My point being, in every truly epic finale, the bruised, broken, and bleeding hero shakes off the timidity of the past and reaches deep within to find that primordial strength we all believe we have buried away somewhere. It’s what we come to expect when the protagonist we’ve rooted for continually gets pushed around. In fact, it’s become a cultural icon in American storytelling. We’ve always had wise-cracking tough guys that save the day in a hail of bullets, but more recently the under-dog has become the action king.

Now should it seem strange that we’re expecting this from a President? Throughout the debt crisis I kept waiting for Obama to palm-strike John Boehner‘s nose into his brain and turn a gun on congress, forcing them to pass some legislation that would actually help save the country.
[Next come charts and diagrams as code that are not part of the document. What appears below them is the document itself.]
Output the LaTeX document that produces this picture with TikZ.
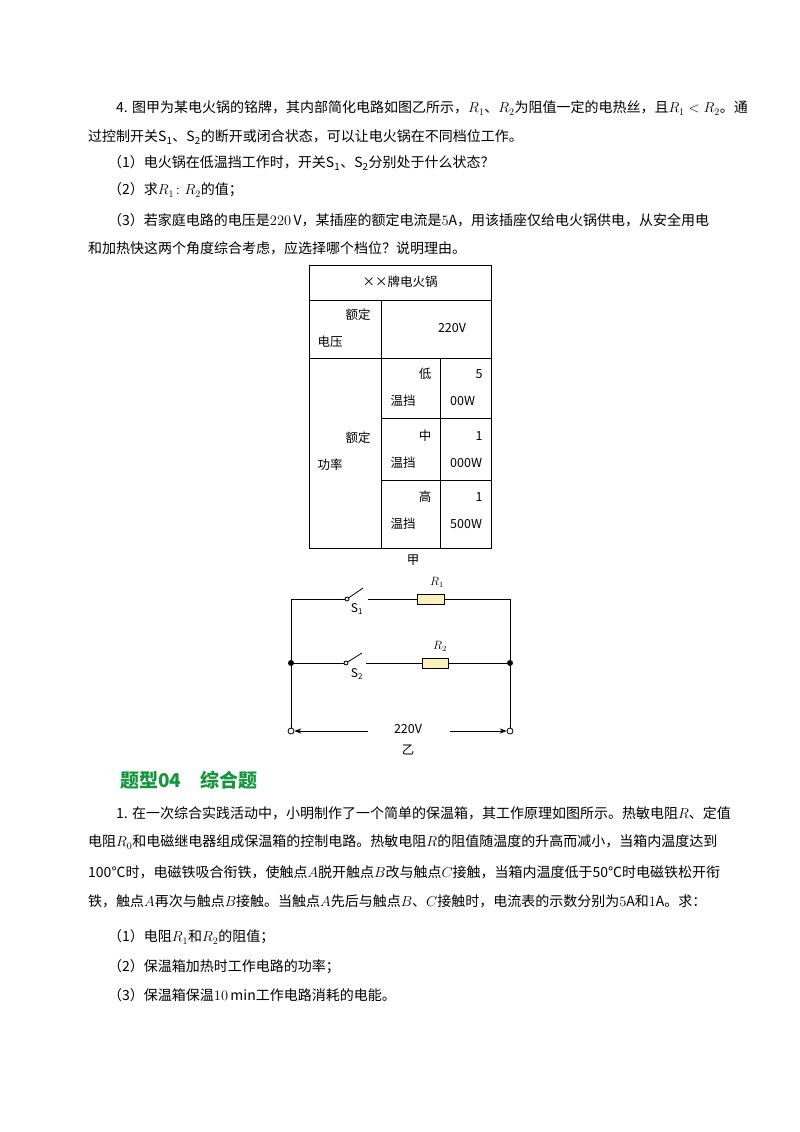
\documentclass[tikz,border=0pt]{standalone}
\usepackage{fontspec}
\usepackage{amsmath}
\setmainfont{Noto Sans CJK SC}
\usetikzlibrary{arrows.meta}
\definecolor{headgreen}{RGB}{20,150,60}
\definecolor{resfill}{RGB}{250,240,185}
\tikzset{
  txt/.style={anchor=west,inner sep=0pt,font=\fontsize{14}{16}\selectfont},
  cell/.style={inner sep=0pt,font=\fontsize{12.5}{15}\selectfont},
  lab/.style={inner sep=0pt,font=\fontsize{12}{14}\selectfont},
  res/.style={draw,fill=resfill,line width=0.8pt},
  wire/.style={line width=0.8pt},
  term/.style={circle,draw,fill=white,inner sep=0pt,minimum size=6pt,line width=0.8pt},
  junc/.style={circle,fill,inner sep=0pt,minimum size=6pt},
}
\begin{document}
\begin{tikzpicture}[x=1pt,y=-1pt]
\useasboundingbox (0,0) rectangle (800,1132);
\fill[white] (0,0) rectangle (800,1132);

% question 4
\node[txt] (l1) at (116,108) {4. 图甲为某电火锅的铭牌，其内部简化电路如图乙所示，$R_1$、$R_2$为阻值一定的电热丝，且$R_1<R_2$。通};
\node[txt] (l2) at (88,137) {过控制开关S\textsubscript{1}、S\textsubscript{2}的断开或闭合状态，可以让电火锅在不同档位工作。};
\node[txt] (l3) at (108,163) {（1）电火锅在低温挡工作时，开关S\textsubscript{1}、S\textsubscript{2}分别处于什么状态？};
\node[txt] (l4) at (108,190) {（2）求$R_1\colon R_2$的值；};
\node[txt] (l5) at (108,220) {（3）若家庭电路的电压是$220\,\mathrm{V}$，某插座的额定电流是$5\mathrm{A}$，用该插座仅给电火锅供电，从安全用电};
\node[txt] (l6) at (88,248) {和加热快这两个角度综合考虑，应选择哪个档位？说明理由。};

% table
\draw[line width=0.8pt] (309,265) rectangle (491,548);
\draw[line width=0.8pt] (309,300) -- (491,300);
\draw[line width=0.8pt] (309,358) -- (491,358);
\draw[line width=0.8pt] (381,300) -- (381,548);
\draw[line width=0.8pt] (440,358) -- (440,548);
\draw[line width=0.8pt] (381,418) -- (491,418);
\draw[line width=0.8pt] (381,480) -- (491,480);
\node[cell] (title) at (400,282) {××牌电火锅};
\node[cell] (ed1) at (358,315) {额定};
\node[cell] (dy) at (330,342) {电压};
\node[cell] (v220) at (452,328) {220V};
\node[cell] (ed2) at (358,438) {额定};
\node[cell] (gl) at (330,465) {功率};
\foreach \y/\a/\b/\c in {374/低/5/00W, 436/中/1/000W, 497/高/1/500W}{
  \node[cell] at (425,\y) {\a};
  \node[cell] at (403,\y+27) {温挡};
  \node[cell] at (479,\y) {\b};
  \node[cell,anchor=west] at (450,\y+27) {\c};
}
\node[cell] (jia) at (413,560) {甲};

% circuit
\coordinate (tl) at (291,599);
\coordinate (tr) at (510,599);
\node[junc] (jl) at (291,663) {};
\node[junc] (jr) at (510,663) {};
\node[term] (al) at (291,731) {};
\node[term] (ar) at (510,731) {};
\draw[wire] (al) -- (jl) -- (tl) -- (345,599);
\draw[wire] (368,599) -- (417,599);
\draw[wire] (444,599) -- (tr) -- (jr) -- (ar);
\node[term,minimum size=4pt,fill=resfill] (s1) at (347,599) {};
\draw[wire] (s1) -- (363,588);
\draw[res] (417,594) rectangle (444,604);
\node[lab] at (437,582) {$R_1$};
\node[lab] at (357,609) {S\textsubscript{1}};
\draw[wire] (jl) -- (344,663);
\draw[wire] (366,663) -- (422,663);
\draw[wire] (448,663) -- (jr);
\node[term,minimum size=4pt,fill=resfill] (s2) at (346,663) {};
\draw[wire] (s2) -- (362,653);
\draw[res] (422,658) rectangle (448,668);
\node[lab] at (440,646) {$R_2$};
\node[lab] at (357,674) {S\textsubscript{2}};
\node[cell] (u) at (408,729) {220V};
\draw[wire,-{Stealth[length=7pt]}] (368,731) -- (al);
\draw[wire,-{Stealth[length=7pt]}] (450,731) -- (ar);
\node[cell] (yi) at (408,750) {乙};

% section 04
\node[txt,font=\fontsize{19}{22}\selectfont\bfseries,text=headgreen] (sec) at (120,780) {题型04\quad 综合题};
\node[txt] (m1) at (116,813) {1. 在一次综合实践活动中，小明制作了一个简单的保温箱，其工作原理如图所示。热敏电阻$R$、定值};
\node[txt] (m2) at (88,842) {电阻$R_0$和电磁继电器组成保温箱的控制电路。热敏电阻$R$的阻值随温度的升高而减小，当箱内温度达到};
\node[txt] (m3) at (88,872) {100℃时，电磁铁吸合衔铁，使触点$A$脱开触点$B$改与触点$C$接触，当箱内温度低于50℃时电磁铁松开衔};
\node[txt] (m4) at (88,901) {铁，触点$A$再次与触点$B$接触。当触点$A$先后与触点$B$、$C$接触时，电流表的示数分别为$5\mathrm{A}$和$1\mathrm{A}$。求：};
\node[txt] (m5) at (108,937) {（1）电阻$R_1$和$R_2$的阻值；};
\node[txt] (m6) at (108,967) {（2）保温箱加热时工作电路的功率；};
\node[txt] (m7) at (108,995) {（3）保温箱保温$10\,\mathrm{min}$工作电路消耗的电能。};
\end{tikzpicture}
\end{document}
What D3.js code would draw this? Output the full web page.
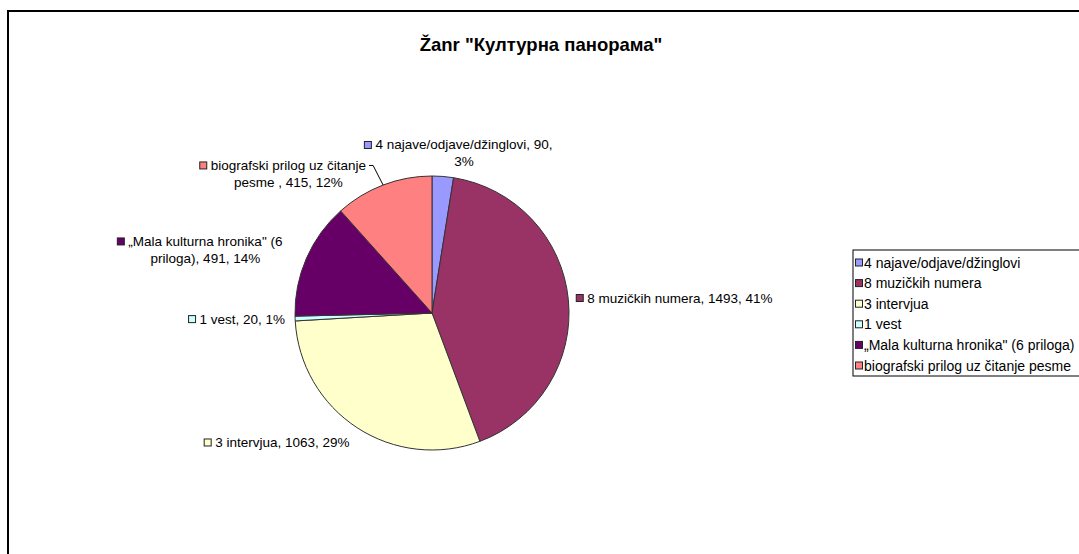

I wanted to see him flip the desk in the oval office, rip open his suit-and-tie to reveal a yellow Enter the Dragon jumpsuit, smack Nancy Pelosi on the ass, and grab Michelle for a passionate kiss before stage-diving into an angry crowd of Tea Party-ers and smacking some American common sense into their thick skulls.

I honestly don’t think it’d be too hard to pull off. After all, we all know that if Obama can’t pull off a “Fuck Yeah!” moment in the next year, he’s headed out faster than Jimmy Carter in 1980… but, then again, maybe America doesn’t need a hero right now. Perhaps America’s First Black President is enough for Barack?

For the rest of us, the music is swelling, the conflict insurmountable, and the credits are only a year away… and me? Well I always root for the underdog.